A piece on this site last week looked at the four signs of nifaq in the hadith — speaks and lies, promises and breaks, is entrusted and betrays, disputes and transgresses — and observed that the diagnostic the tradition built was operationalisable at the surface, fitted with unsettling precision to the question of speakers that are not what they appear to be. The piece ended on the move the chapter on nifaq in Madarij repeats: the Companions feared the diagnostic for themselves. Ma amina minhu illa munafiq, wa ma khafahu illa mu’min. None felt safe from it but a hypocrite. None feared it but a believer.

What that move requires, to be more than a posture, is a method. Muhasaba is the method. The four signs are the items at the head of the partner’s ledger that the merchant runs every evening. Did I speak today and lie? Did I promise and break? Was I entrusted and did I betray? Did I dispute and transgress? These are not introspective questions in the modern sense — they ask about acts whose witnesses include the people I dealt with today. The answers are not opinions. They are facts about what the partner did with the principal.

A piece earlier this week argued that faith is built on two pillars, yaqin and sabr: by certainty one knows the truth of the command, by patience one carries it out. The two-pillars frame asked the reader to look at his own week and ask which pillar in him was bearing which load. Muhasaba is the form that looking takes when it is disciplined. The morning musharata is the act of yaqin applied to the day ahead — the certainty about what is commanded, made specific to the seven limbs and the day’s obligations. The evening muhasaba is the sabr of looking at what was done and refusing to look away. The accounting is what makes the two pillars something other than a slogan one quotes about oneself.

Closing

The chapter does not end with the evening’s reckoning. The fourth station is al-mu’aqaba — penalty — what the merchant does when the partner has cheated. The Ihya gathers reports here that are not always easy to read. A man who looked at what he should not look at puts his hand into a fire until it withers. A man who slept past the night-prayer commits to a year of standing for it. The forms are extreme; the principle is not. In ahmalaha sahula ‘alayhi muqarafatu al-ma’asi.
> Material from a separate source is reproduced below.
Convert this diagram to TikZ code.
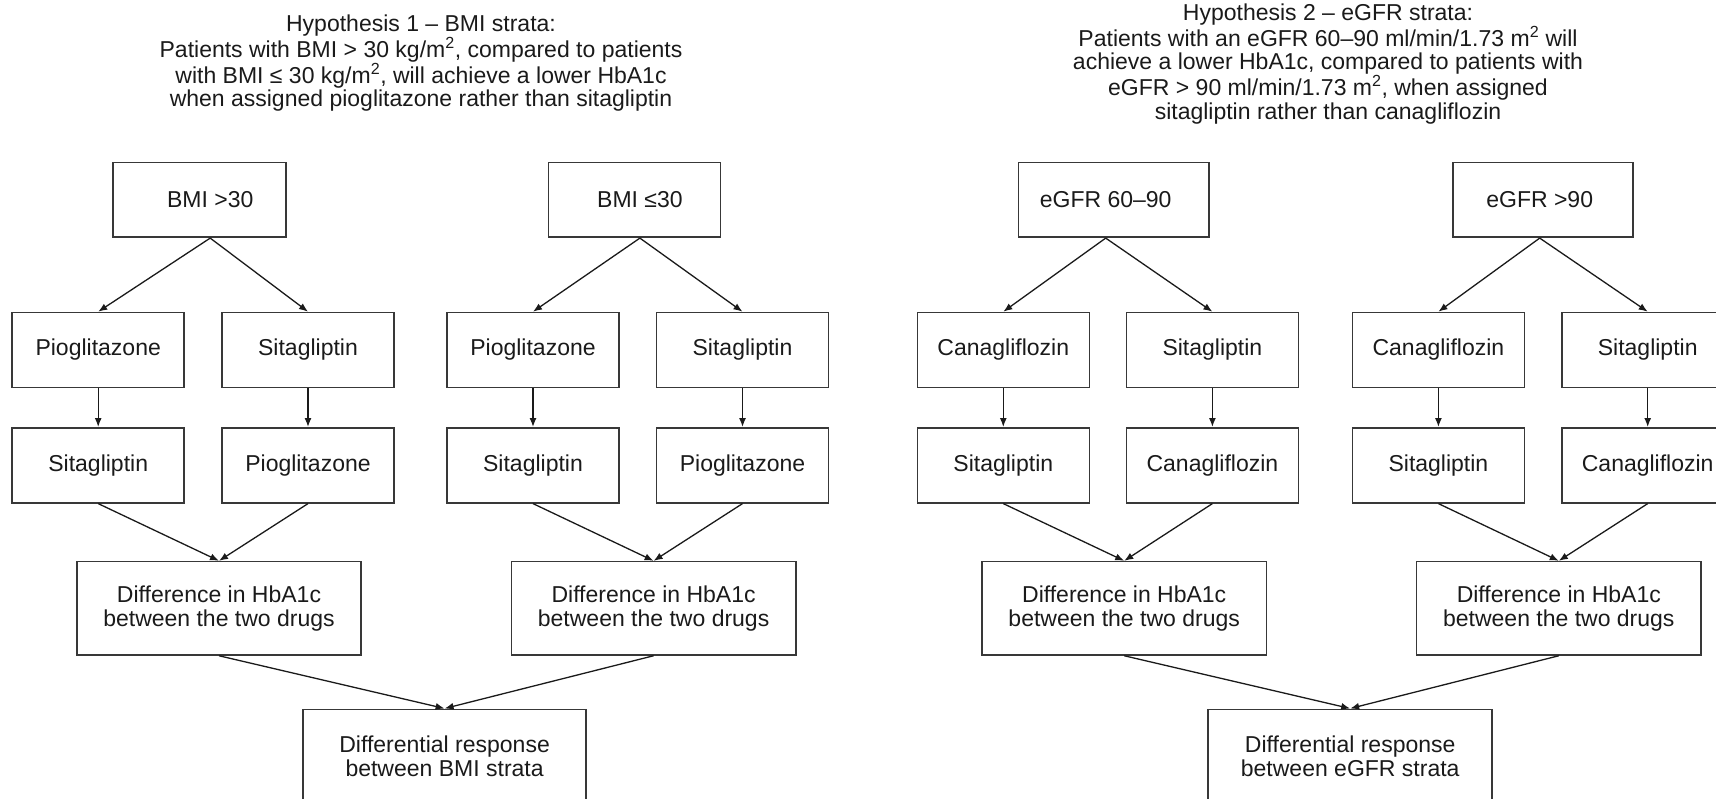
\documentclass[tikz,border=0pt]{standalone}
\usepackage{fontspec}
\setmainfont{Liberation Sans}
\usetikzlibrary{arrows.meta}
\definecolor{ink}{HTML}{1A1A1A}
\definecolor{edge}{HTML}{383838}
\begin{document}
\begin{tikzpicture}[x=1pt,y=-1pt,
  box/.style={draw=edge, line width=1.6pt, inner sep=0pt, align=center, text=ink,
    font=\fontsize{23}{24}\selectfont},
  drug/.style={box, minimum width=172pt, minimum height=75pt},
  diff/.style={box, minimum width=284.5pt, minimum height=93.3pt},
  arr/.style={draw=ink, line width=1.3pt, -{Latex[length=9pt,width=7pt]}},
  title/.style={align=center, text=ink, inner sep=0pt, font=\fontsize{23}{23.6}\selectfont}]
\useasboundingbox (0,0) rectangle (1716,799);
\clip (0,0) rectangle (1716,799);

% titles
\node[title] (t1) at (421,63) {Hypothesis 1 – BMI strata:\\Patients with BMI > 30 kg/m\textsuperscript{2}, compared to patients\\with BMI ≤ 30 kg/m\textsuperscript{2}, will achieve a lower HbA1c\\when assigned pioglitazone rather than sitagliptin};
\node[title] (t2) at (1328,64) {Hypothesis 2 – eGFR strata:\\Patients with an eGFR 60–90 ml/min/1.73 m\textsuperscript{2} will\\achieve a lower HbA1c, compared to patients with\\eGFR > 90 ml/min/1.73 m\textsuperscript{2}, when assigned\\sitagliptin rather than canagliflozin};

% ---------- left block ----------
\node[box, minimum width=173pt, minimum height=74.6pt] (b1) at (199.2,200) {\hspace*{22pt}BMI >30};
\node[box, minimum width=172pt, minimum height=74.6pt] (b2) at (634.4,200) {\hspace*{11pt}BMI ≤30};

\node[drug] (p1) at (98.2,350) {Pioglitazone};
\node[drug] (s1) at (308,350) {Sitagliptin};
\node[drug] (p2) at (533,350) {Pioglitazone};
\node[drug] (s2) at (742.5,350) {Sitagliptin};

\node[drug] (s1b) at (98.2,465.3) {Sitagliptin};
\node[drug] (p1b) at (308,465.3) {Pioglitazone};
\node[drug] (s2b) at (533,465.3) {Sitagliptin};
\node[drug] (p2b) at (742.5,465.3) {Pioglitazone};

\node[diff] (d1) at (219,608.3) {Difference in HbA1c\\between the two drugs};
\node[diff] (d2) at (653.6,608.3) {Difference in HbA1c\\between the two drugs};

\node[box, minimum width=283pt, minimum height=93pt] (f1) at (444.6,755.8) {Differential response\\between BMI strata};

% ---------- right block ----------
\node[box, minimum width=190.7pt, minimum height=74.6pt] (e1) at (1113.7,200) {eGFR 60–90\hspace*{16pt}};
\node[box, minimum width=180pt, minimum height=74.6pt] (e2) at (1542.7,200) {eGFR >90\hspace*{6pt}};

\node[drug] (c1) at (1003.3,350) {Canagliflozin};
\node[drug] (s3) at (1212.4,350) {Sitagliptin};
\node[drug] (c2) at (1438.4,350) {Canagliflozin};
\node[drug] (s4) at (1647.7,350) {Sitagliptin};

\node[drug] (s3b) at (1003.3,465.3) {Sitagliptin};
\node[drug] (c1b) at (1212.4,465.3) {Canagliflozin};
\node[drug] (s4b) at (1438.4,465.3) {Sitagliptin};
\node[drug] (c2b) at (1647.7,465.3) {Canagliflozin};

\node[diff] (d3) at (1124.2,608.3) {Difference in HbA1c\\between the two drugs};
\node[diff] (d4) at (1558.8,608.3) {Difference in HbA1c\\between the two drugs};

\node[box, minimum width=284pt, minimum height=93pt] (f2) at (1350.2,755.8) {Differential response\\between eGFR strata};

% ---------- connectors ----------
\draw[arr] ([xshift=11pt]b1.south) -- (p1.north);
\draw[arr] ([xshift=11pt]b1.south) -- (s1.north);
\draw[arr] ([xshift=5.5pt]b2.south) -- (p2.north);
\draw[arr] ([xshift=5.5pt]b2.south) -- (s2.north);
\draw[arr] ([xshift=-8pt]e1.south) -- (c1.north);
\draw[arr] ([xshift=-8pt]e1.south) -- (s3.north);
\draw[arr] ([xshift=-3pt]e2.south) -- (c2.north);
\draw[arr] ([xshift=-3pt]e2.south) -- (s4.north);

\foreach \a/\b in {p1/s1b, s1/p1b, p2/s2b, s2/p2b, c1/s3b, s3/c1b, c2/s4b, s4/c2b}
  \draw[arr] (\a.south) -- (\b.north);

\foreach \a/\b in {s1b/d1, p1b/d1, s2b/d2, p2b/d2, s3b/d3, c1b/d3, s4b/d4, c2b/d4, d1/f1, d2/f1, d3/f2, d4/f2}
  \draw[arr] (\a.south) -- (\b.north);
\end{tikzpicture}
\end{document}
If he leaves it unpenalised, the next sin becomes easier and the one after easier still, and the partner that began as a tenant of the principal becomes its owner.

What al-Ghazali asks of the reader at the close of the muhasaba chapter is not the spectacular response of the salaf but the structural one. Hasibu anfusakum qabla an tuhasabu, the line Ibn Kathir distils from 59:18. Tuwwajaha bayna sa’atayn ka-yawmi’l-tajir: a morning hour and an evening hour, between them the day’s trade, after them the books. Wazinu a’malakum qabla an tuwzana, wa tazaynu li’l-‘ardi’l-akbar. Weigh your deeds before they are weighed, and ready yourselves for the great display.

A man who has done this for a week has not reformed himself. He has only opened the books. The reform happens in the next station, and the one after that, and at the end of the year the merchant is still working. But the books are open. The partner is on notice. The principal is being counted. Every day that is allowed to close without the count is one more day in which the partner trades the till against the master and reports back, at the end of the year, that the loss was unavoidable and unforeseeable.

The verse said: let every soul look to what it has sent forward for tomorrow. The classical reading was the operational one. Audit before the audit. The practice is the third station. The first two make it possible. The last three make it useful. None of the six is optional, and the day, al-Ghazali notes, has a finite number of hours, wa-mahma fani fa-qad fani ra’su’l-mal — and when it is spent, the principal is spent.